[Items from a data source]
## Begin

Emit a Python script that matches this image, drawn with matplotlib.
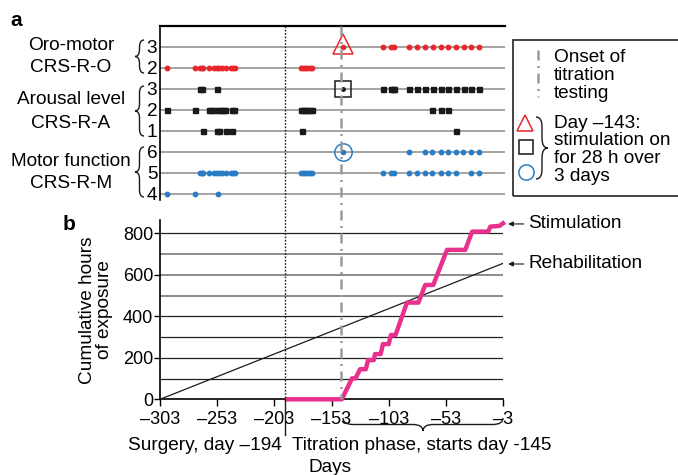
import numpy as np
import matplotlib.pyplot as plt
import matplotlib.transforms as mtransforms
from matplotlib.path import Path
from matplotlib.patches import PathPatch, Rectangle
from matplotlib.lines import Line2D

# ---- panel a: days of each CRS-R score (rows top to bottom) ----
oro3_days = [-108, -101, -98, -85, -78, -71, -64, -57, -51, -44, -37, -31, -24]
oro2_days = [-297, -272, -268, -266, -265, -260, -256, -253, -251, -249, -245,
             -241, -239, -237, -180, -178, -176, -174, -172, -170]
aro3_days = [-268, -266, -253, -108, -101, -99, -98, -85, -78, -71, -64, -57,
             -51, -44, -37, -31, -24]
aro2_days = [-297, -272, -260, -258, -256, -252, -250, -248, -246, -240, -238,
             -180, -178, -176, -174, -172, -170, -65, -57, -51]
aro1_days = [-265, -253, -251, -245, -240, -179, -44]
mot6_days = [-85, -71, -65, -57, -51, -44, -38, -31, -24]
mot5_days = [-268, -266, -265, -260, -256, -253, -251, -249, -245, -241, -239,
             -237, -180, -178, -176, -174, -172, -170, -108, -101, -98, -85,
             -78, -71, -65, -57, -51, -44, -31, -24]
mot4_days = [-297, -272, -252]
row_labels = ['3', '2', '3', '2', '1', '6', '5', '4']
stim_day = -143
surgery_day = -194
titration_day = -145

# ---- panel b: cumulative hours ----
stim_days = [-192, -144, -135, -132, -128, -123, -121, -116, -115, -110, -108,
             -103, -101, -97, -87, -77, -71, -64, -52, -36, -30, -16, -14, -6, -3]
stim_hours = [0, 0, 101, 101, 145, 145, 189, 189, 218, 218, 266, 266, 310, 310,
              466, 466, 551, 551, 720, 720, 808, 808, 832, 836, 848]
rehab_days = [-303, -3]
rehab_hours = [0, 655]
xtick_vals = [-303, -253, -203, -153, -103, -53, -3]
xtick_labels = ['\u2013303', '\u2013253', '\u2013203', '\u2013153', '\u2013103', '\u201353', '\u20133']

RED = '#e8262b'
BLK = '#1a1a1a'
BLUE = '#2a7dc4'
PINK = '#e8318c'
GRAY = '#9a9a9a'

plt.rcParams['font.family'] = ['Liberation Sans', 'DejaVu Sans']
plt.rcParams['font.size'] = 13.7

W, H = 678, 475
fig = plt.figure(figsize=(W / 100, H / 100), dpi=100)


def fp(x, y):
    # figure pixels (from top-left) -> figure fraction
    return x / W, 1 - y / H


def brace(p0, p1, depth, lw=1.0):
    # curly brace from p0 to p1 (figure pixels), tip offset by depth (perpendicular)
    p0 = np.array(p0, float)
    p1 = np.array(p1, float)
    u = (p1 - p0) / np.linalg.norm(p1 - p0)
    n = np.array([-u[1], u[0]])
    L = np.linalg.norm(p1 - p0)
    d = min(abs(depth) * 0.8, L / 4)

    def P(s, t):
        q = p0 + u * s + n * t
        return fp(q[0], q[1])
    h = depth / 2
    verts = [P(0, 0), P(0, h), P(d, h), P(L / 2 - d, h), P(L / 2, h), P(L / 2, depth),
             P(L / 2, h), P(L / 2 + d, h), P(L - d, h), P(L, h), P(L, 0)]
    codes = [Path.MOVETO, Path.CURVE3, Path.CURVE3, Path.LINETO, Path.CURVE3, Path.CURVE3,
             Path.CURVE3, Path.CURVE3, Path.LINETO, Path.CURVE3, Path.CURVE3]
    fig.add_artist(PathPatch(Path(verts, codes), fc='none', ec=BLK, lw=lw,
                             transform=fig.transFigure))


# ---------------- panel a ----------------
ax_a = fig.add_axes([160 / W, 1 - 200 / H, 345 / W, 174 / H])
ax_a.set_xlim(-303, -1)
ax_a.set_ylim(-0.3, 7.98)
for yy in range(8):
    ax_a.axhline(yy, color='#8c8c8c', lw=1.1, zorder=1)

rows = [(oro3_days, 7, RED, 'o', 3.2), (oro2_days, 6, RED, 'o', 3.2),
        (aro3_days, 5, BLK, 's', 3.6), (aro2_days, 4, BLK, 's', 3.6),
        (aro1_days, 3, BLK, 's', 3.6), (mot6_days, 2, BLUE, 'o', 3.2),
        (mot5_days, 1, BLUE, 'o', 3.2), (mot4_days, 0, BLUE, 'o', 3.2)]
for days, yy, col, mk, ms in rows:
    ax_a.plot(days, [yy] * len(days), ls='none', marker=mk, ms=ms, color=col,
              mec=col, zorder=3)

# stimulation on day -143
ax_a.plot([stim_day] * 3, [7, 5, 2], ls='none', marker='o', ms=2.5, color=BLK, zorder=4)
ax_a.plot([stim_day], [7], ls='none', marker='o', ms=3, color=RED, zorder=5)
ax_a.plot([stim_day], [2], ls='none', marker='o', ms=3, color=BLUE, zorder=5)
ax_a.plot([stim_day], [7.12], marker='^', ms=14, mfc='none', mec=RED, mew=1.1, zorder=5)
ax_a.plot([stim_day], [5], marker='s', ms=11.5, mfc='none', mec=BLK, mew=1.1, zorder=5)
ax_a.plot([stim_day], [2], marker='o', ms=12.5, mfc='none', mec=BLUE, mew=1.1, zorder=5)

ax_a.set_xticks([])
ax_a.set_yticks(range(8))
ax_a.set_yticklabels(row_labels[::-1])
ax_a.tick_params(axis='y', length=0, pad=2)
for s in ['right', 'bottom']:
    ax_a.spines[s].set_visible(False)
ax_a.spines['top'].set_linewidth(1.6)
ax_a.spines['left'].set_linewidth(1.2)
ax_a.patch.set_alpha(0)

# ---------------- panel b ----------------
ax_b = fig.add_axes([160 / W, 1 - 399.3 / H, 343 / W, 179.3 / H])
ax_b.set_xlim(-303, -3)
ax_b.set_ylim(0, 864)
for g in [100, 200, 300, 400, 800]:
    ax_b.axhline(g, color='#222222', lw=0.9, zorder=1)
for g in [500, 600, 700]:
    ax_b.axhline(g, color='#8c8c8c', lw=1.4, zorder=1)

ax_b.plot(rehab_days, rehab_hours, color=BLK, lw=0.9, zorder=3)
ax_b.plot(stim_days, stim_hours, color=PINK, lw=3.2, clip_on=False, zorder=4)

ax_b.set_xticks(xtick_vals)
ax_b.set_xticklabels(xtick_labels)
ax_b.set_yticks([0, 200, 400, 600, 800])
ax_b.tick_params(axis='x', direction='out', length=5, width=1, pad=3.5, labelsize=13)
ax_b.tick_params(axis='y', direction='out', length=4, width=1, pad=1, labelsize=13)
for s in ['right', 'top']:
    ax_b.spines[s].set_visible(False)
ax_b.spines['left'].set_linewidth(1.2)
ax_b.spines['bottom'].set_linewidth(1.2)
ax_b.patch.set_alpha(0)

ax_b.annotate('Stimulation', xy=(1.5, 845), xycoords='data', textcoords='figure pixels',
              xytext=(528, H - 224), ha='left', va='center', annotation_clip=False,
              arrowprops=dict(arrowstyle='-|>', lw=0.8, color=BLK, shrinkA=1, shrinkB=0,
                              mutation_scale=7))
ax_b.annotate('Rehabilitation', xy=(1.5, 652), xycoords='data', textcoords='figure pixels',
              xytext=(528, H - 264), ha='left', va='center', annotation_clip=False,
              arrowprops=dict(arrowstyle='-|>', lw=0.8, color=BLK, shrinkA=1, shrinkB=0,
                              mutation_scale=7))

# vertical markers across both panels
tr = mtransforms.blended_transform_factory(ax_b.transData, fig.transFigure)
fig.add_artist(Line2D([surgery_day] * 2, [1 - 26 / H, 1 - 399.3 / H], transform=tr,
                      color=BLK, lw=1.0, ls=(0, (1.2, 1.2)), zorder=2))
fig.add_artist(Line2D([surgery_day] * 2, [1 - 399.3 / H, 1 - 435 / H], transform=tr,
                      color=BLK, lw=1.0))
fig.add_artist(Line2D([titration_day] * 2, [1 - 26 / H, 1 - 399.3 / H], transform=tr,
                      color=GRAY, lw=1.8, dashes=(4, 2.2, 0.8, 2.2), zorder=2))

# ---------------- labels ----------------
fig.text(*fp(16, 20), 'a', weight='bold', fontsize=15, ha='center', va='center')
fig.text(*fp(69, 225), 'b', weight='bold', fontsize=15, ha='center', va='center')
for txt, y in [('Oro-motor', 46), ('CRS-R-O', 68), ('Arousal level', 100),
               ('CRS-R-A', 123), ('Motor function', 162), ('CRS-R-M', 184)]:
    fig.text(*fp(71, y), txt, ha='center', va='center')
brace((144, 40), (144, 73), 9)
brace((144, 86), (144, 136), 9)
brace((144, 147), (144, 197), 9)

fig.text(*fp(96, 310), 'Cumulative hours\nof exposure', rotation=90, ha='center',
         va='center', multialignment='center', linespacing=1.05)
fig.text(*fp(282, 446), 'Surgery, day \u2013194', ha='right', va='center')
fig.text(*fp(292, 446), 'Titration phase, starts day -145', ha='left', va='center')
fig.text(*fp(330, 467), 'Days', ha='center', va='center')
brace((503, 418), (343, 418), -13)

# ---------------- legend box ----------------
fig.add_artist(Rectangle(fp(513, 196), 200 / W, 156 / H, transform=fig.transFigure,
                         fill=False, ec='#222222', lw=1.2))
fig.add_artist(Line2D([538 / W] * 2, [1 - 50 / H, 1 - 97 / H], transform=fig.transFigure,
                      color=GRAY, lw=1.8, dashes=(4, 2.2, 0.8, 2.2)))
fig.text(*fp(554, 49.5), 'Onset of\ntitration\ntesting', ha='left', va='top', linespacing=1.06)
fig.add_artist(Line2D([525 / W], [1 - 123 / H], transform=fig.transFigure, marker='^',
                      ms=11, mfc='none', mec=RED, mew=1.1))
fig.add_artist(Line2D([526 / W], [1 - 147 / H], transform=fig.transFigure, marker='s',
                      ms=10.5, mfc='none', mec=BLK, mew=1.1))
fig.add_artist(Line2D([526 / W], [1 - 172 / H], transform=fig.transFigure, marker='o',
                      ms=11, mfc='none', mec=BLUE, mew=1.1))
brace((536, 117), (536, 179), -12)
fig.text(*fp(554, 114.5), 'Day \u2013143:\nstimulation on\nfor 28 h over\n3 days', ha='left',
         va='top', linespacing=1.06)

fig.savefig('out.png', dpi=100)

## End
## Begin

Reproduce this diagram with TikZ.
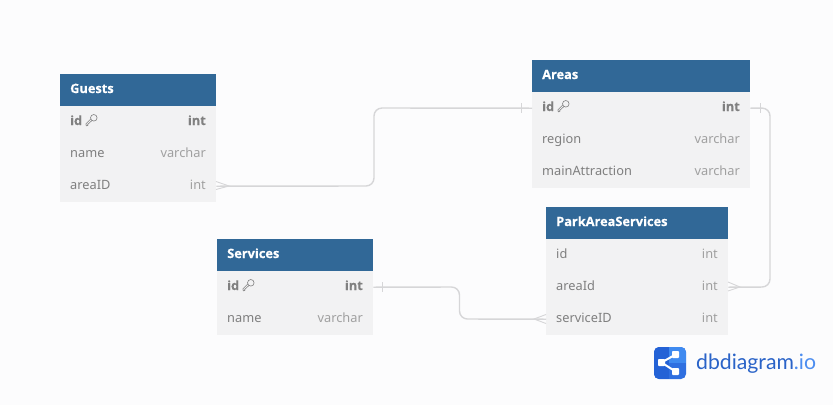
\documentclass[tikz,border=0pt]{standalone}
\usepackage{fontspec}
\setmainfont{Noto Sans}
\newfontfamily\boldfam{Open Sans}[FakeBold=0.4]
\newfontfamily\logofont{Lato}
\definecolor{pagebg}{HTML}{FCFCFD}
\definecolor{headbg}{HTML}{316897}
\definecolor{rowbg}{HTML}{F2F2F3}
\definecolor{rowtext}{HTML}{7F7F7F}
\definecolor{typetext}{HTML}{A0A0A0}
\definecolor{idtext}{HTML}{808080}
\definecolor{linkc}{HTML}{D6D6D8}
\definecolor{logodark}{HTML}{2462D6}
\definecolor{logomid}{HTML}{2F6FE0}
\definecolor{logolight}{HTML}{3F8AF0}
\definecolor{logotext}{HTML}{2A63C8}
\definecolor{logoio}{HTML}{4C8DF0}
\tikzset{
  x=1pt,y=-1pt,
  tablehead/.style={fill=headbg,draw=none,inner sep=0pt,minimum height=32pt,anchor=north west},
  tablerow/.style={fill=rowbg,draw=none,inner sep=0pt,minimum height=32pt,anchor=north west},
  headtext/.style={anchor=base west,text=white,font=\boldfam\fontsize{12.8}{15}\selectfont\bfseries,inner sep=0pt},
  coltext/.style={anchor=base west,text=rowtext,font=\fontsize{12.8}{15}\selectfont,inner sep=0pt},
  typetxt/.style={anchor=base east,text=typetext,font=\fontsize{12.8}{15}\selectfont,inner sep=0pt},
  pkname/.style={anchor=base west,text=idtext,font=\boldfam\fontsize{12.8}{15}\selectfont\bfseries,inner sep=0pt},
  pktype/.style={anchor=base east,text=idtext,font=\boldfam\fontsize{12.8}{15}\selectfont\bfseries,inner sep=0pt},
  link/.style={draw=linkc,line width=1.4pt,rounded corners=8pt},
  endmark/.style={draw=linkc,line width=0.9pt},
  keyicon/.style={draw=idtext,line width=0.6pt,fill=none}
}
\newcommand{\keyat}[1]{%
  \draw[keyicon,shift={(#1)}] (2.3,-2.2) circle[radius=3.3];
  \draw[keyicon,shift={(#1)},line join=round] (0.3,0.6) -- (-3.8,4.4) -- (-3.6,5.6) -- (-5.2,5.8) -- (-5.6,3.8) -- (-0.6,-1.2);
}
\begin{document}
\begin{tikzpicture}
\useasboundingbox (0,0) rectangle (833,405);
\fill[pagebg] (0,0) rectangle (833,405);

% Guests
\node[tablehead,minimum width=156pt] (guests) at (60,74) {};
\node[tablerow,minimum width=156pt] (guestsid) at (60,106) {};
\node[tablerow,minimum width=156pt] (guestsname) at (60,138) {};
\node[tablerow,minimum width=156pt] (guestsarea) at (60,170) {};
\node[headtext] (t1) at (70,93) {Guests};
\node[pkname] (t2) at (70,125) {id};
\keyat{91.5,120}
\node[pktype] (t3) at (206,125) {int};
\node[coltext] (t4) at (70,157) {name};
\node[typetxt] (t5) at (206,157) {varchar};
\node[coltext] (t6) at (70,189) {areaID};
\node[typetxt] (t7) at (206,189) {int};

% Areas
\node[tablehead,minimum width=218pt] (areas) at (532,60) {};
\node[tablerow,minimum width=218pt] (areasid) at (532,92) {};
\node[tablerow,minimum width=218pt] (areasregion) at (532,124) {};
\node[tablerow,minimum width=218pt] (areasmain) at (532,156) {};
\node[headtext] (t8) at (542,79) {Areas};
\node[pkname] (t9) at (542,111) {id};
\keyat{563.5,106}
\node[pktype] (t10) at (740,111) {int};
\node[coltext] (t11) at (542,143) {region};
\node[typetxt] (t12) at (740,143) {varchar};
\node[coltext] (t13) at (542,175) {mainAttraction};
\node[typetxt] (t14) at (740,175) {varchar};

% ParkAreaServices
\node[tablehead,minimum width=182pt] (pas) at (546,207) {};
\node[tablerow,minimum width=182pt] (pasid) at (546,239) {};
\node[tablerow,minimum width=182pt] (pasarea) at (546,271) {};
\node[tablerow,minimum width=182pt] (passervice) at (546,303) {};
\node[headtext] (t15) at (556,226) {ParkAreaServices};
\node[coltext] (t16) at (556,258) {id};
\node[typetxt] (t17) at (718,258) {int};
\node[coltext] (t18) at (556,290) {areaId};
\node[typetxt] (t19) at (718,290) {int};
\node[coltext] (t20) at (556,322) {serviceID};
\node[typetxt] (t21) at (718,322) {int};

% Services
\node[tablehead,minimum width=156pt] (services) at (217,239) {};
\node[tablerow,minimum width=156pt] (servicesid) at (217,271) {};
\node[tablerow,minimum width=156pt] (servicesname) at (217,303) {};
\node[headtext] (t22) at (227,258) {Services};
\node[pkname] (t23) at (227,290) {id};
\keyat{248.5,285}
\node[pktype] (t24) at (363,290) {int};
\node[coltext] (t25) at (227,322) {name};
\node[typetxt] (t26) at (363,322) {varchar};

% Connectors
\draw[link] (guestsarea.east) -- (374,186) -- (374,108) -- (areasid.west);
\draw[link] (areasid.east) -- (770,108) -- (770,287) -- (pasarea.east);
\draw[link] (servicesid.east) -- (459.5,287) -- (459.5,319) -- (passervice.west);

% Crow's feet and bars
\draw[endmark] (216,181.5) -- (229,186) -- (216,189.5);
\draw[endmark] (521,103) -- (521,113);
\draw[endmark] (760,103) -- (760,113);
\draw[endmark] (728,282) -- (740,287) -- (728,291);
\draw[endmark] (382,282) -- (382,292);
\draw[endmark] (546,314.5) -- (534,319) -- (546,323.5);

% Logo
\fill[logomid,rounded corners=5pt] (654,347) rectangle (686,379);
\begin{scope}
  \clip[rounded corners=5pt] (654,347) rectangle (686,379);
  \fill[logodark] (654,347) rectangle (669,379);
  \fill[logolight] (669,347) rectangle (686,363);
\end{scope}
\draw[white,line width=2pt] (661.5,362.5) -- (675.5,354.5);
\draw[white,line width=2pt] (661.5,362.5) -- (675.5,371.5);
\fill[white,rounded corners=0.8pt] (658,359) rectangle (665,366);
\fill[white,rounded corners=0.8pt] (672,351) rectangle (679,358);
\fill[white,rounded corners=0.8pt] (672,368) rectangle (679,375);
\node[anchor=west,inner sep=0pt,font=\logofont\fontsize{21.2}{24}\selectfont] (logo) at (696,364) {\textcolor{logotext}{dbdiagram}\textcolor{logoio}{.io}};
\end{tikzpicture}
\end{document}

## End

* [Objective]: Exclude any pictures, and restate word for word the lines from the one containing "Emit a Python" through the one containing "titration_day = -145", both included.

* [Worked solution]:
Emit a Python script that matches this image, drawn with matplotlib.
import numpy as np
import matplotlib.pyplot as plt
import matplotlib.transforms as mtransforms
from matplotlib.path import Path
from matplotlib.patches import PathPatch, Rectangle
from matplotlib.lines import Line2D

# ---- panel a: days of each CRS-R score (rows top to bottom) ----
oro3_days = [-108, -101, -98, -85, -78, -71, -64, -57, -51, -44, -37, -31, -24]
oro2_days = [-297, -272, -268, -266, -265, -260, -256, -253, -251, -249, -245,
             -241, -239, -237, -180, -178, -176, -174, -172, -170]
aro3_days = [-268, -266, -253, -108, -101, -99, -98, -85, -78, -71, -64, -57,
             -51, -44, -37, -31, -24]
aro2_days = [-297, -272, -260, -258, -256, -252, -250, -248, -246, -240, -238,
             -180, -178, -176, -174, -172, -170, -65, -57, -51]
aro1_days = [-265, -253, -251, -245, -240, -179, -44]
mot6_days = [-85, -71, -65, -57, -51, -44, -38, -31, -24]
mot5_days = [-268, -266, -265, -260, -256, -253, -251, -249, -245, -241, -239,
             -237, -180, -178, -176, -174, -172, -170, -108, -101, -98, -85,
             -78, -71, -65, -57, -51, -44, -31, -24]
mot4_days = [-297, -272, -252]
row_labels = ['3', '2', '3', '2', '1', '6', '5', '4']
stim_day = -143
surgery_day = -194
titration_day = -145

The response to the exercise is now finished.